Modern cellular telephones require ever higher data transmission rates and different mobile radio standards. While the GSM mobile radio standard already provides adequate data transmission rates for speech data transmission, the WCDMA/UMTS mobile radio standard is required for transmission of greater amounts of data. The W-LAN (Wireless Local Area Network) is used for very high data transmission rates, for example, for multimedia applications. Owing to the narrow available frequency spectrum, different transmission frequencies in the range from 800 MHz to 2.5 GHz are provided for the various mobile radio standards. The different requirements for the transmission and receiver stages in mobile communication appliances necessitate the development of radio-frequency assemblies of high functionality.
Examples of various assemblies or modules that are used in the transmission and reception paths of a communication appliance or cellular telephone, or cellphone for short, include not only the power amplifier for amplification of a signal to be transmitted as well as an antenna, but also an antenna switch, which connects antennas with different resonant frequencies to the power amplifier. Each antenna that is used within the cellphone is provided with its own matching to the power amplifier in the transmission path.
The same applies to the receiving amplifier, which is likewise coupled to the various antennas. The various assemblies or modules in the transmission path and in the reception path of a mobile communication appliance are in general each developed, designed and implemented in their own right. They are accommodated on different substrate mounts and are each provided with a standardized 50 ohm interface.
FIG. 8 shows a detail of a transmission path in a conventional communication appliance. In this case, a power amplifier P1 is connected to an antenna switch P2. One output of the antenna switch P2 in turn leads to an antenna, which is not shown here. The power amplifier P1 and the switch P2, which are formed in different semiconductor bodies, have the respective impedance Z1 and Z2. The two impedances Z1 and Z2 of the circuits differ from one another and correspond to the impedances of the circuits which process the signals. In order to minimize the signal losses resulting from reflections, the circuit A1 transforms the impedance to 50 ohms, upstream of the output of the power amplifier P1. The output of the power amplifier is then 50 ohms.

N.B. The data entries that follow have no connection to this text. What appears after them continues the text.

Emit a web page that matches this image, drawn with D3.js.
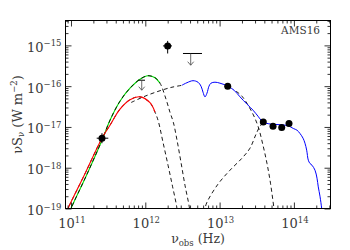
<!DOCTYPE html>
<html><head><meta charset="utf-8">
<script src="https://cdn.jsdelivr.net/npm/d3@7"></script>
<style>
html,body{margin:0;padding:0;background:#fff;}
svg{display:block;}
text{font-family:"DejaVu Serif",serif;fill:#3a3a3a;}
</style></head><body>
<svg id="c" width="350" height="250"></svg>
<script>
// All values: [log10 nu_obs (Hz), log10 nuS_nu (W m^-2)]
const coldDust = [[10.94,-19.10],[10.960,-19.00],[11.188,-18.147],[11.417,-17.276],[11.525,-16.957],[11.659,-16.565],[11.794,-16.332],[11.929,-16.263],[12.063,-16.406],[12.131,-16.639],[12.175,-16.859],[12.238,-17.374],[12.306,-17.939],[12.366,-18.453],[12.423,-18.961],[12.43,-19.10]];
const warmDust = [[10.98,-19.10],[11.000,-19.00],[11.215,-18.159],[11.417,-17.325],[11.525,-16.835],[11.659,-16.369],[11.794,-16.050],[11.929,-15.829],[12.036,-15.744],[12.131,-15.793],[12.198,-15.927],[12.279,-16.320],[12.332,-16.639],[12.377,-16.884],[12.427,-17.325],[12.480,-17.865],[12.534,-18.429],[12.592,-18.961],[12.60,-19.10]];
const torusLow = [[11.81,-16.40],[11.996,-16.246],[12.198,-16.112],[12.359,-16.026],[12.507,-15.976]];
const torusHigh = [[13.221,-16.124],[13.301,-16.246],[13.436,-16.639],[13.517,-16.982],[13.584,-17.448],[13.638,-17.897],[13.685,-18.380],[13.732,-19.00],[13.74,-19.10]];
const stellar = [[12.79,-19.10],[12.803,-19.00],[12.830,-18.846],[12.978,-18.404],[13.140,-18.061],[13.301,-17.767],[13.409,-17.521],[13.490,-17.178],[13.544,-16.982],[13.598,-16.884]];
const irsSpectrum = [[12.494,-15.976],[12.561,-15.915],[12.642,-15.866],[12.709,-15.903],[12.750,-16.001],[12.777,-16.148],[12.803,-16.263],[12.830,-16.173],[12.857,-16.001],[12.884,-15.927],[12.938,-15.903],[13.005,-15.927],[13.113,-16.001],[13.194,-16.099],[13.275,-16.263],[13.369,-16.442],[13.450,-16.590],[13.517,-16.737],[13.571,-16.859],[13.625,-16.908],[13.705,-16.933],[13.813,-16.945],[13.921,-16.970],[13.992,-17.038],[14.042,-17.080],[14.082,-17.161],[14.123,-17.276],[14.149,-17.399],[14.172,-17.570],[14.194,-17.816],[14.217,-17.897],[14.244,-17.939],[14.284,-18.061],[14.311,-18.257],[14.328,-18.470],[14.351,-18.698],[14.374,-19.00],[14.38,-19.10]];
// [logNu, logS, logNuLo, logNuHi, logSLo, logSHi]
const photometry = [[11.417,-17.276,11.346,11.502,-17.399,-17.153],[12.301,-15.013,12.238,12.359,-15.199,-14.890],[13.109,-16.001,null,null,null,null],[13.588,-16.876,13.56,13.62,null,null],[13.719,-16.982,null,null,null,null],[13.836,-17.014,null,null,null,null],[13.934,-16.916,null,null,null,null]];
// [logNu, logS (limit), logNuLo, logNuHi, logS arrow tip]
const upperLimits = [[12.611,-15.199,12.507,12.763,-15.486],[11.952,-15.854,11.906,11.996,-16.099]];
const xTickExps = [11,12,13,14];
const yTickExps = [-19,-18,-17,-16,-15];
const xDomainExp = [10.926,14.4926];
const yDomainExp = [-19,-14.39];
const sourceName = "AMS16";

const svg = d3.select("#c");
const L=65.5,R=330.5,T=20.5,B=208.5;
const x = d3.scaleLog().domain(xDomainExp.map(e=>10**e)).range([L,R]);
const y = d3.scaleLog().domain(yDomainExp.map(e=>10**e)).range([B,T]);
const X = v=>x(10**v), Y = v=>y(10**v);

svg.append("defs").append("clipPath").attr("id","clip")
  .append("rect").attr("x",L).attr("y",T).attr("width",R-L).attr("height",B-T);
const plot = svg.append("g").attr("clip-path","url(#clip)");

const line = d3.line().x(d=>X(d[0])).y(d=>Y(d[1])).curve(d3.curveCatmullRom.alpha(0.5));
const dash = "4,3";

plot.append("path").attr("d",line(stellar)).attr("fill","none").attr("stroke","#000").attr("stroke-width",0.9).attr("stroke-dasharray",dash);
plot.append("path").attr("d",line(torusLow)).attr("fill","none").attr("stroke","#000").attr("stroke-width",0.9).attr("stroke-dasharray",dash);
plot.append("path").attr("d",line(torusHigh)).attr("fill","none").attr("stroke","#000").attr("stroke-width",0.9).attr("stroke-dasharray",dash);
plot.append("path").attr("d",line(coldDust)).attr("fill","none").attr("stroke","#000").attr("stroke-width",0.9).attr("stroke-dasharray",dash);
plot.append("path").attr("d",line(warmDust.filter(d=>d[0]<=12.2))).attr("fill","none").attr("stroke","#00e000").attr("stroke-width",1.1);
plot.append("path").attr("d",line(warmDust)).attr("fill","none").attr("stroke","#000").attr("stroke-width",0.9).attr("stroke-dasharray",dash);
plot.append("path").attr("d",line(coldDust.filter(d=>d[0]<=12.14))).attr("fill","none").attr("stroke","#ff0000").attr("stroke-width",1.1);
plot.append("path").attr("d",line(irsSpectrum)).attr("fill","none").attr("stroke","#0000ff").attr("stroke-width",1);

// error bars & points
photometry.forEach(p=>{
  if(p[2]!==null) plot.append("line").attr("x1",X(p[2])).attr("x2",X(p[3])).attr("y1",Y(p[1])).attr("y2",Y(p[1])).attr("stroke","#000").attr("stroke-width",1);
  if(p[4]!==null) plot.append("line").attr("x1",X(p[0])).attr("x2",X(p[0])).attr("y1",Y(p[4])).attr("y2",Y(p[5])).attr("stroke","#000").attr("stroke-width",1);
});
plot.selectAll("circle.pt").data(photometry).join("circle").attr("class","pt")
  .attr("cx",d=>X(d[0])).attr("cy",d=>Y(d[1])).attr("r",3.5).attr("fill","#000");

upperLimits.forEach(u=>{
  const cx=X(u[0]), y0=Y(u[1]), y1=Y(u[4]);
  plot.append("line").attr("x1",X(u[2])).attr("x2",X(u[3])).attr("y1",y0).attr("y2",y0).attr("stroke","#000").attr("stroke-width",1);
  plot.append("line").attr("x1",cx).attr("x2",cx).attr("y1",y0).attr("y2",y1).attr("stroke","#444").attr("stroke-width",0.8);
  plot.append("path").attr("d",`M${cx-3},${y1-3.5}L${cx},${y1}L${cx+3},${y1-3.5}`).attr("fill","none").attr("stroke","#444").attr("stroke-width",0.8);
});

// axes (ticks inside on all four sides)
const isMajor = v=>Math.abs(Math.log10(v)-Math.round(Math.log10(v)))<1e-6;
const xMajor = xTickExps.map(e=>10**e), yMajor = yTickExps.map(e=>10**e);
const xMinor = x.ticks().filter(v=>!isMajor(v)), yMinor = y.ticks().filter(v=>!isMajor(v));
function ax(gen, vals, size, tr){
  const g = svg.append("g").attr("transform",tr)
    .call(gen.tickValues(vals).tickSizeInner(-size).tickSizeOuter(0).tickFormat(""));
  g.select(".domain").remove();
  g.selectAll(".tick line").attr("stroke","#000").attr("stroke-width",0.8);
}
ax(d3.axisBottom(x), xMajor, 6, `translate(0,${B})`);
ax(d3.axisBottom(x), xMinor, 3, `translate(0,${B})`);
ax(d3.axisTop(x), xMajor, 6, `translate(0,${T})`);
ax(d3.axisTop(x), xMinor, 3, `translate(0,${T})`);
ax(d3.axisLeft(y), yMajor, 6, `translate(${L},0)`);
ax(d3.axisLeft(y), yMinor, 3, `translate(${L},0)`);
ax(d3.axisRight(y), yMajor, 6, `translate(${R},0)`);
ax(d3.axisRight(y), yMinor, 3, `translate(${R},0)`);

svg.append("rect").attr("x",L).attr("y",T).attr("width",R-L).attr("height",B-T)
  .attr("fill","none").attr("stroke","#000").attr("stroke-width",1);

// tick labels
xTickExps.forEach(e=>{
  const t = svg.append("text").attr("x",x(10**e)+1).attr("y",228).attr("text-anchor","middle").attr("font-size",13);
  t.append("tspan").text("10");
  t.append("tspan").attr("dy",-5.5).attr("font-size",8.5).text(e);
});
yTickExps.forEach(e=>{
  const t = svg.append("text").attr("x",61.5).attr("y",y(10**e)+6.5).attr("text-anchor","end").attr("font-size",13);
  t.append("tspan").text("10");
  t.append("tspan").attr("dy",-5.5).attr("font-size",8.5).text("\u2212"+Math.abs(e));
});

// axis titles
const xt = svg.append("text").attr("x",(L+R)/2).attr("y",243).attr("text-anchor","middle").attr("font-size",12.5);
xt.append("tspan").text("\u03bd");
xt.append("tspan").attr("dy",2.5).attr("font-size",8.5).text("obs");
xt.append("tspan").attr("dy",-2.5).text(" (Hz)");

const yt = svg.append("text").attr("transform",`translate(21.5,${(T+B)/2}) rotate(-90)`).attr("text-anchor","middle").attr("font-size",13);
yt.append("tspan").text("\u03bdS");
yt.append("tspan").attr("dy",2.5).attr("font-size",8.5).text("\u03bd");
yt.append("tspan").attr("dy",-2.5).text(" (W m");
yt.append("tspan").attr("dy",-5).attr("font-size",8.5).text("\u22122");
yt.append("tspan").attr("dy",5).text(")");

svg.append("text").attr("x",320).attr("y",33.5).attr("text-anchor","end").attr("font-size",10.5).text(sourceName);
</script>
</body></html>
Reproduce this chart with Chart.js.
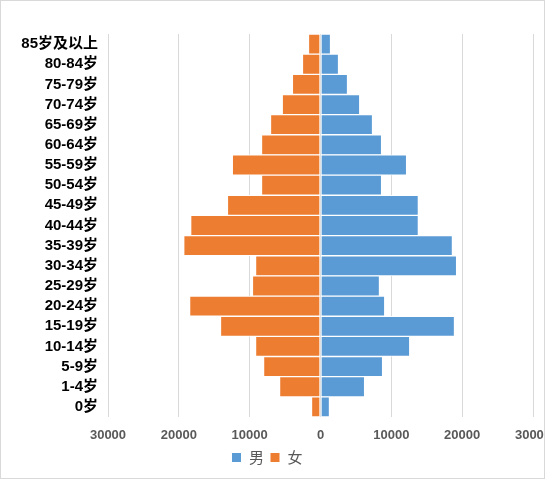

In the same way, a matching apparatus A2 is connected upstream of the internal signal processing for the antenna circuit P2, and transforms the line impedance from 50 ohms on the line L to the internal impedance Z2 of the antenna circuit P2. The power amplifier P1 and the antenna circuit P2 can thus be connected to one another, despite having different internal circuit impedances Z1 and Z2. The transformation circuits A1 and A2 are in this case generally accommodated within the corresponding semiconductor body of the power amplifier P1 and of the antenna circuit P2, respectively. Any mismatching of the line L, which would lead to greater reflection losses, is thus reduced.
The provision of the standardized 50 ohm interfaces allows widely differing assemblies or modules to be connected such that they are matched to one another at radio frequencies.
However, matching of the internal impedance Z1 to the input impedance of 50 ohms and, respectively, the output impedance, by the transformation circuit A3 and A1, respectively, is possible only within a relatively narrow frequency range. This is due to the internal matching circuits A3 and A1, respectively, which allow matching of the respective impedances Z2 and Z1 only in a narrow frequency range. Outside these frequency ranges, matching errors result in losses, which considerably reduce the performance of the corresponding component. Any change in the internal impedance Z1 likewise leads to a mismatch and to a discrepancy from the standardized 50 ohms, since the transformation circuits A1 and A3 now carry out fixed impedance matching. This effect is particularly evident in the case of antennas that are especially sensitive to environmental influences. When designing a transmitting arrangement, an appropriate margin must therefore be planned in, in order to make it possible to satisfy the entire specification. This increases the overall power consumption of the entire circuit, reduces the efficiency, and increases the production costs. Furthermore, a number of space-saving antennas must be matched to the geometry of the housing.